─── Excerpted data

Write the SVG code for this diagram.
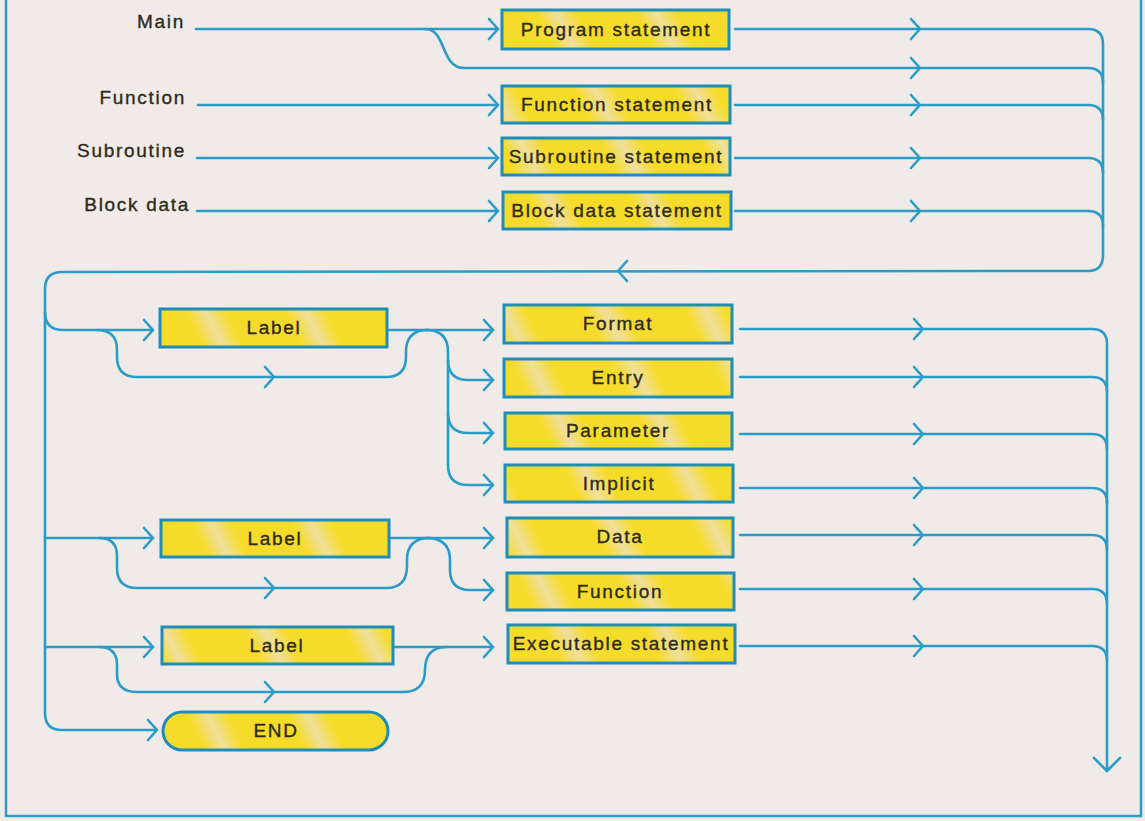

──────
─── Excerpted data

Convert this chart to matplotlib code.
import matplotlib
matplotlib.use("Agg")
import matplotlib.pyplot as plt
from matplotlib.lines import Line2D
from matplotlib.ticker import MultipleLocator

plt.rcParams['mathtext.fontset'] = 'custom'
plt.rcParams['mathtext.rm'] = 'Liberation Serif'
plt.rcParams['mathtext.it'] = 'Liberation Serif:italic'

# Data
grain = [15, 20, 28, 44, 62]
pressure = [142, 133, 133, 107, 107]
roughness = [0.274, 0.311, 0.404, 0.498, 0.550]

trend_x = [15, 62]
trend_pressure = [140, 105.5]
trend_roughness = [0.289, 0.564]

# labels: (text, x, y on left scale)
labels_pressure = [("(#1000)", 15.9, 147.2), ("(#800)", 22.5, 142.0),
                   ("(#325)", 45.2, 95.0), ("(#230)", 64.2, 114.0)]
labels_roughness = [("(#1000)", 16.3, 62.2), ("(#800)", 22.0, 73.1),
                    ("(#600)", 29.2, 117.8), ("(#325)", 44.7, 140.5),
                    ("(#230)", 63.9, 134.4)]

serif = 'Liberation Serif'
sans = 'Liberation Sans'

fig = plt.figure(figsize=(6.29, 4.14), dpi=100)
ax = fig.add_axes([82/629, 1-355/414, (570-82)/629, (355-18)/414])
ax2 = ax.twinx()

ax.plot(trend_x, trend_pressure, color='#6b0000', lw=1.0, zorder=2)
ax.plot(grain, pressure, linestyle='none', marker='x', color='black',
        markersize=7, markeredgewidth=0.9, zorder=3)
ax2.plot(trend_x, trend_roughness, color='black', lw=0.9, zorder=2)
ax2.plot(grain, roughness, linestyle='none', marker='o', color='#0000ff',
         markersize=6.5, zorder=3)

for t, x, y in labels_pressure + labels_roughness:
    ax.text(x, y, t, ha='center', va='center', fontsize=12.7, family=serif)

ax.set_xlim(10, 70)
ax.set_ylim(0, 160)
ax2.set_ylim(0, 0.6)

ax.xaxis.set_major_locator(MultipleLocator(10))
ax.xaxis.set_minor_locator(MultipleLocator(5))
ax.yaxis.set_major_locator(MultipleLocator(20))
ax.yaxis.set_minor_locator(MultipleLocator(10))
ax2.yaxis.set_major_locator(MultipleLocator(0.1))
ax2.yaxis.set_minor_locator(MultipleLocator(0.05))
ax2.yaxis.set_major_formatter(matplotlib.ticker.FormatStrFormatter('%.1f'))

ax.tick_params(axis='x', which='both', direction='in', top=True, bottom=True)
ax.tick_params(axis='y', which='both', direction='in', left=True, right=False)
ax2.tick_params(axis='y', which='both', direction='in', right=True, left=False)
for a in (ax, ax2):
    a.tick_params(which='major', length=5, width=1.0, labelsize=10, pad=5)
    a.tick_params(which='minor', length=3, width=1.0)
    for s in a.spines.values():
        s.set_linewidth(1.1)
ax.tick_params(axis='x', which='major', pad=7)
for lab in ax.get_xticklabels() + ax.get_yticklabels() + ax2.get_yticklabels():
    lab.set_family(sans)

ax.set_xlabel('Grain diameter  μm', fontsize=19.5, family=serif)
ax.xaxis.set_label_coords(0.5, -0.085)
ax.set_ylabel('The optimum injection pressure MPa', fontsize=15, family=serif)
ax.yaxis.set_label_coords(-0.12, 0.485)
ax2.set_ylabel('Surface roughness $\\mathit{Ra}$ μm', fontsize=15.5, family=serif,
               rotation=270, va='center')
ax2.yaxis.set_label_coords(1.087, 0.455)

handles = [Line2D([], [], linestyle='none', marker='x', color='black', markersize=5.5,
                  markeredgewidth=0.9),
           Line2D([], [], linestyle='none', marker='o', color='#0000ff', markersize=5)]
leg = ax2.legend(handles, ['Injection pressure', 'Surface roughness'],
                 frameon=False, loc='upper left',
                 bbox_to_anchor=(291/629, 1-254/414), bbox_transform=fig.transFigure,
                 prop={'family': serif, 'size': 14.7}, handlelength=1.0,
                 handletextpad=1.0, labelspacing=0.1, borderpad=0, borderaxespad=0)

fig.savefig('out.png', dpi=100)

──────

# Given task
Exactly the lines above from the one with "Convert this chart to matplotlib code." to the one with "from matplotlib.ticker import MultipleLocator", both included, are to be quoted; leave the rest out.

# Output of the exercise
Convert this chart to matplotlib code.
import matplotlib
matplotlib.use("Agg")
import matplotlib.pyplot as plt
from matplotlib.lines import Line2D
from matplotlib.ticker import MultipleLocator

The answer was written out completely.